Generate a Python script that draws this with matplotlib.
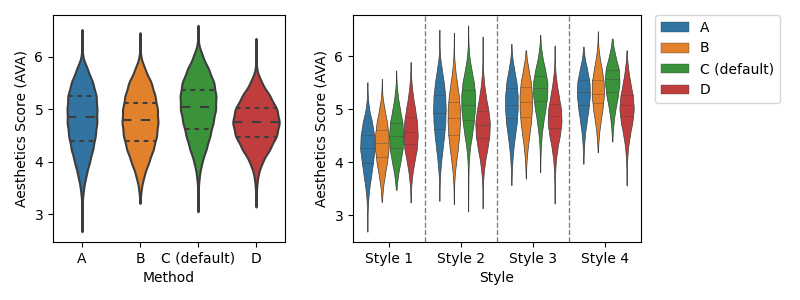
import numpy as np
import matplotlib
matplotlib.use("Agg")
import matplotlib.pyplot as plt
from matplotlib.patches import Rectangle

# ---------------- data ----------------
methods = ["A", "B", "C (default)", "D"]
styles = ["Style 1", "Style 2", "Style 3", "Style 4"]
colors = ["#3274a1", "#e1812c", "#3a923a", "#c03d3e"]

# score levels at which the violin density profiles were read
score_grid = [2.75, 3.0, 3.25, 3.5, 3.75, 4.0, 4.25, 4.5, 4.75, 5.0, 5.25, 5.5, 5.75, 6.0, 6.25, 6.5]

# ---- left panel: score distribution per method ----
method_density = {
    "A":           [0.05, 0.1, 0.3, 1.5, 4.0, 7.2, 10.5, 12.8, 14.3, 14.3, 13.8, 10.5, 5.5, 0.5, 0, 0],
    "B":           [0, 0, 0.1, 1.2, 4.0, 8.5, 13.0, 16.0, 17.3, 16.8, 14.5, 11.0, 5.0, 0.5, 0, 0],
    "C (default)": [0, 0.05, 0.1, 0.3, 1.3, 3.8, 8.0, 11.5, 14.5, 17.0, 17.3, 15.5, 10.5, 4.5, 0.3, 0],
    "D":           [0, 0, 0.1, 0.5, 1.8, 6.0, 13.5, 20.0, 22.7, 20.3, 13.5, 5.5, 0.5, 0, 0, 0],
}
method_range = {"A": (2.67, 6.52), "B": (3.21, 6.46), "C (default)": (3.05, 6.60), "D": (3.14, 6.35)}
method_quartiles = {"A": (4.39, 4.85, 5.25), "B": (4.40, 4.80, 5.13),
                    "C (default)": (4.63, 5.04, 5.37), "D": (4.48, 4.75, 5.02)}

# ---- right panel: score distribution per style and method ----
style1_density = {
    "A":           [0.05, 0.15, 0.6, 1.7, 3.6, 5.3, 7.0, 6.5, 4.5, 1.5, 0.3, 0, 0, 0, 0, 0],
    "B":           [0, 0, 0.1, 1.0, 2.8, 5.0, 6.5, 6.5, 5.0, 2.5, 0.5, 0, 0, 0, 0, 0],
    "C (default)": [0, 0, 0, 0.3, 1.6, 4.0, 6.2, 6.8, 6.0, 3.5, 1.5, 0.3, 0, 0, 0, 0],
    "D":           [0, 0, 0.05, 0.4, 1.5, 3.5, 6.0, 6.8, 6.2, 4.3, 2.2, 0.8, 0.2, 0, 0, 0],
}
style2_density = {
    "A":           [0, 0, 0.05, 0.2, 0.6, 1.6, 3.0, 4.5, 5.6, 6.0, 5.6, 4.2, 2.3, 0.5, 0.1, 0],
    "B":           [0, 0, 0.05, 0.2, 0.8, 2.2, 3.8, 5.2, 5.9, 5.8, 4.8, 3.0, 1.3, 0.3, 0.05, 0],
    "C (default)": [0, 0, 0.05, 0.15, 0.25, 0.5, 1.5, 3.5, 5.2, 6.5, 6.7, 5.5, 3.0, 1.0, 0.2, 0],
    "D":           [0, 0, 0.05, 0.2, 0.8, 2.2, 4.5, 6.5, 7.0, 5.3, 3.0, 1.3, 0.4, 0.1, 0, 0],
}
style3_density = {
    "A":           [0, 0, 0, 0.05, 0.3, 0.8, 1.8, 3.3, 5.0, 5.8, 5.8, 4.8, 2.5, 0.6, 0, 0],
    "B":           [0, 0, 0, 0, 0.1, 0.6, 1.6, 3.2, 4.8, 5.7, 5.8, 4.8, 2.5, 0.5, 0, 0],
    "C (default)": [0, 0, 0, 0, 0.05, 0.15, 0.5, 1.3, 2.8, 4.8, 6.5, 6.8, 4.5, 1.8, 0.3, 0],
    "D":           [0, 0, 0.05, 0.15, 0.4, 1.0, 2.5, 4.8, 6.5, 6.0, 3.8, 1.8, 0.5, 0.1, 0, 0],
}
style4_density = {
    "A":           [0, 0, 0, 0, 0, 0.1, 0.5, 1.3, 3.0, 4.8, 6.2, 6.0, 3.5, 0.8, 0, 0],
    "B":           [0, 0, 0, 0, 0, 0, 0.2, 1.0, 2.5, 4.5, 5.8, 5.8, 3.8, 1.5, 0.2, 0],
    "C (default)": [0, 0, 0, 0, 0, 0, 0.05, 0.3, 1.3, 3.0, 5.5, 7.0, 6.5, 3.0, 0.5, 0],
    "D":           [0, 0, 0, 0, 0.1, 0.4, 1.2, 3.0, 5.5, 7.0, 6.0, 3.5, 1.5, 0.3, 0, 0],
}
style_density = [style1_density, style2_density, style3_density, style4_density]

style1_range = {"A": (2.69, 5.51), "B": (3.25, 5.57), "C (default)": (3.48, 5.73), "D": (3.24, 5.89)}
style2_range = {"A": (3.27, 6.50), "B": (3.21, 6.44), "C (default)": (3.07, 6.58), "D": (3.13, 6.37)}
style3_range = {"A": (3.57, 6.23), "B": (3.69, 6.11), "C (default)": (3.81, 6.40), "D": (3.22, 6.20)}
style4_range = {"A": (3.97, 6.18), "B": (4.19, 6.47), "C (default)": (4.39, 6.33), "D": (3.56, 6.11)}
style_range = [style1_range, style2_range, style3_range, style4_range]

style1_quartiles = {"A": (3.98, 4.27, 4.52), "B": (4.10, 4.36, 4.61), "C (default)": (4.26, 4.49, 4.74), "D": (4.34, 4.57, 4.86)}
style2_quartiles = {"A": (4.63, 4.93, 5.27), "B": (4.52, 4.83, 5.14), "C (default)": (4.80, 5.07, 5.36), "D": (4.46, 4.71, 4.97)}
style3_quartiles = {"A": (4.84, 5.07, 5.39), "B": (4.85, 5.14, 5.41), "C (default)": (5.16, 5.39, 5.62), "D": (4.65, 4.88, 5.10)}
style4_quartiles = {"A": (5.07, 5.33, 5.55), "B": (5.12, 5.29, 5.55), "C (default)": (5.33, 5.57, 5.73), "D": (4.87, 5.08, 5.27)}
style_quartiles = [style1_quartiles, style2_quartiles, style3_quartiles, style4_quartiles]

# ---------------- helpers ----------------
GRAY = "#3d3d3d"
BW = 0.13


def profile(density, lo, hi, n=200):
    g = np.asarray(score_grid)
    w = np.asarray(density, dtype=float)
    y = np.linspace(lo, hi, n)
    f = (w[None, :] * np.exp(-0.5 * ((y[:, None] - g[None, :]) / BW) ** 2)).sum(axis=1)
    return y, f


def draw_violin(ax, center, y, half, color, quartiles, lw):
    ax.fill_betweenx(y, center - half, center + half, facecolor=color,
                     edgecolor=GRAY, linewidth=lw, zorder=2)
    dash_q = [lw * 1.5] * 2
    dash_m = [lw * 3] * 2
    for q, d in zip(quartiles, [dash_q, dash_m, dash_q]):
        idx = np.argmin(np.abs(y - q))
        wdt = half[idx] * 0.99
        ax.plot([center - wdt, center + wdt], [q, q], color=GRAY, linewidth=lw,
                dashes=d, solid_capstyle="butt", zorder=3)


fig = plt.figure(figsize=(8, 3), dpi=100)
ax1 = fig.add_axes([53 / 800, 58 / 300, 232 / 800, 227 / 300])
ax2 = fig.add_axes([353 / 800, 58 / 300, 288 / 800, 227 / 300])

# ---------------- left panel ----------------
profiles = [profile(method_density[m], *method_range[m]) for m in methods]
fmax = max(p[1].max() for p in profiles)
for i, (m, (y, f)) in enumerate(zip(methods, profiles)):
    half = 0.4 * f / fmax
    draw_violin(ax1, i, y, half, colors[i], method_quartiles[m], 1.5)
ax1.set_xlim(-0.5, len(methods) - 0.5)
ax1.set_xticks(range(len(methods)))
ax1.set_xticklabels(methods)
ax1.set_yticks([3, 4, 5, 6])
ax1.set_xlabel("Method")
ax1.set_ylabel("Aesthetics Score (AVA)")
ax1.margins(y=0.05)

# ---------------- right panel ----------------
n_h = len(methods)
vw = 0.8 / n_h
for s in range(len(styles)):
    profs = [profile(style_density[s][m], *style_range[s][m]) for m in methods]
    gmax = max(p[1].max() for p in profs)
    for j, (m, (y, f)) in enumerate(zip(methods, profs)):
        center = s - 0.4 + vw / 2 + j * vw
        half = (vw / 2) * f / gmax
        draw_violin(ax2, center, y, half, colors[j], style_quartiles[s][m], 0.5)
for xv in np.arange(0.5, len(styles) - 0.5, 1.0):
    ax2.axvline(xv, color="gray", linestyle="--", linewidth=1, zorder=1)
ax2.set_xlim(-0.5, len(styles) - 0.5)
ax2.set_xticks(range(len(styles)))
ax2.set_xticklabels(styles)
ax2.set_yticks([3, 4, 5, 6])
ax2.set_xlabel("Style")
ax2.set_ylabel("Aesthetics Score (AVA)")
ax2.margins(y=0.05)

handles = [Rectangle((0, 0), 0, 0, facecolor=c, edgecolor=GRAY, linewidth=0.25) for c in colors]
ax2.legend(handles, methods, loc="upper left", bbox_to_anchor=(1.05, 1), borderaxespad=0)

fig.savefig("out.png", dpi=100)
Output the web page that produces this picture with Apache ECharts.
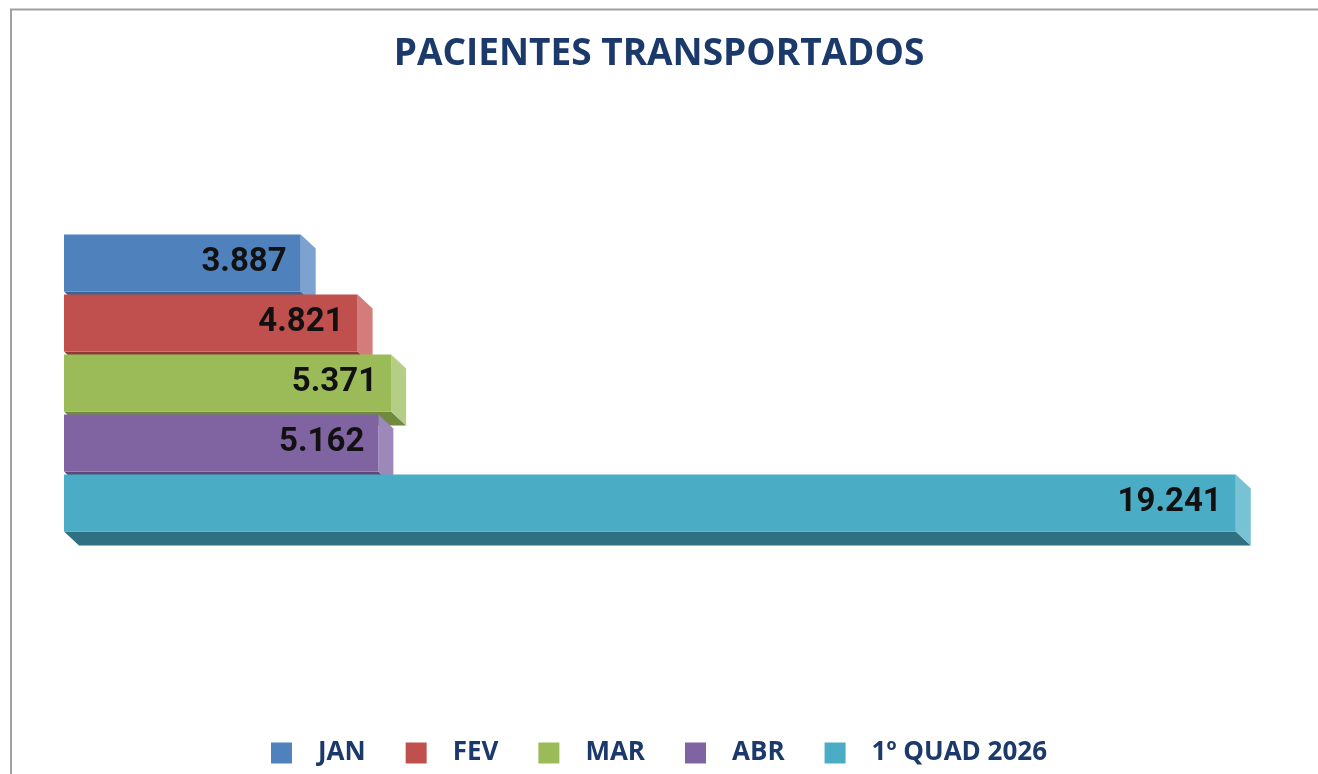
<!DOCTYPE html>
<html>
<head>
<meta charset="utf-8">
<script src="https://cdn.jsdelivr.net/npm/echarts@6/dist/echarts.min.js"></script>
<style>html,body{margin:0;padding:0;background:#fff;}#c{width:1318px;height:774px;}</style>
</head>
<body>
<div id="c"></div>
<script>
var categories = ['JAN', 'FEV', 'MAR', 'ABR', '1º QUAD 2026'];
var values = [3887, 4821, 5371, 5162, 19241];
var titleText = 'PACIENTES TRANSPORTADOS';
var frontColors = ['#4F81BD', '#C0504D', '#9BBB59', '#8064A2', '#4BACC6'];
var sideColors = ['#7CA2D0', '#D47C7A', '#B5CE85', '#9D88BA', '#78C2D6'];
var bottomColors = ['#3B6394', '#8F3A38', '#728A40', '#5D4878', '#2F7083'];

function fmt(v) { return String(v).replace(/\B(?=(\d{3})+(?!\d))/g, '.'); }

var DX = 15, DY = 14;

function makeRender(i) {
  return function (params, api) {
    var v = api.value(0);
    var c = api.value(1);
    var p0 = api.coord([0, c]);
    var p1 = api.coord([v, c]);
    var band = api.size([0, 1])[1];
    var h = band * 0.95;
    var top = p0[1] - h / 2, bot = p0[1] + h / 2;
    var x0 = p0[0], x1 = p1[0];
    return {
      type: 'group',
      children: [
        { type: 'polygon', shape: { points: [[x0, bot], [x1, bot], [x1 + DX, bot + DY], [x0 + DX, bot + DY]] }, style: { fill: bottomColors[i] } },
        { type: 'polygon', shape: { points: [[x1, top], [x1 + DX, top + DY], [x1 + DX, bot + DY], [x1, bot]] }, style: { fill: sideColors[i] } },
        { type: 'rect', shape: { x: x0, y: top, width: x1 - x0, height: h }, style: { fill: frontColors[i] } },
        { type: 'text', style: { text: fmt(v), x: x1 - 14, y: p0[1], align: 'right', verticalAlign: 'middle', font: 'bold 33px Roboto', fill: '#111111' } }
      ]
    };
  };
}

var series = categories.map(function (name, i) {
  return {
    name: name,
    type: 'custom',
    renderItem: makeRender(i),
    itemStyle: { color: frontColors[i], borderWidth: 0 },
    encode: { x: 0, y: 1 },
    data: [[values[i], name]]
  };
});

var chart = echarts.init(document.getElementById('c'), null, { renderer: 'canvas' });
chart.setOption({
  animation: false,
  backgroundColor: '#ffffff',
  color: frontColors,
  title: {
    text: titleText,
    left: 'center',
    top: 31,
    textStyle: { fontFamily: 'Open Sans', fontWeight: 'bold', fontSize: 37, color: '#1B3A6B' }
  },
  legend: {
    data: categories.map(function (n) { return { name: n, icon: 'rect' }; }),
    top: 735,
    left: 'center',
    itemWidth: 21,
    itemHeight: 21,
    itemGap: 40,
    itemStyle: { borderWidth: 0 },
    textStyle: { fontFamily: 'Open Sans', fontWeight: 'bold', fontSize: 26, color: '#1B3A6B', padding: [0, 0, 0, 21] }
  },
  grid: { left: 64, right: 36, top: 233, height: 300 },
  xAxis: { type: 'value', min: 0, max: 20000, show: false },
  yAxis: { type: 'category', data: categories, inverse: true, show: false },
  graphic: [
    { type: 'rect', shape: { x: 11, y: 9.5, width: 1400, height: 1000 }, style: { fill: 'none', stroke: '#A0A0A0', lineWidth: 2 }, z: 100 }
  ],
  series: series
});
</script>
</body>
</html>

━━━━━━━━━━━━━━━━━━━━

**TASK GOAL:**
Leave the pictures out and reproduce exactly the lines from the top of the listing above through the line with "from matplotlib.patches import Rectangle".

**WRITTEN ANSWER:**
Generate a Python script that draws this with matplotlib.
import numpy as np
import matplotlib
matplotlib.use("Agg")
import matplotlib.pyplot as plt
from matplotlib.patches import Rectangle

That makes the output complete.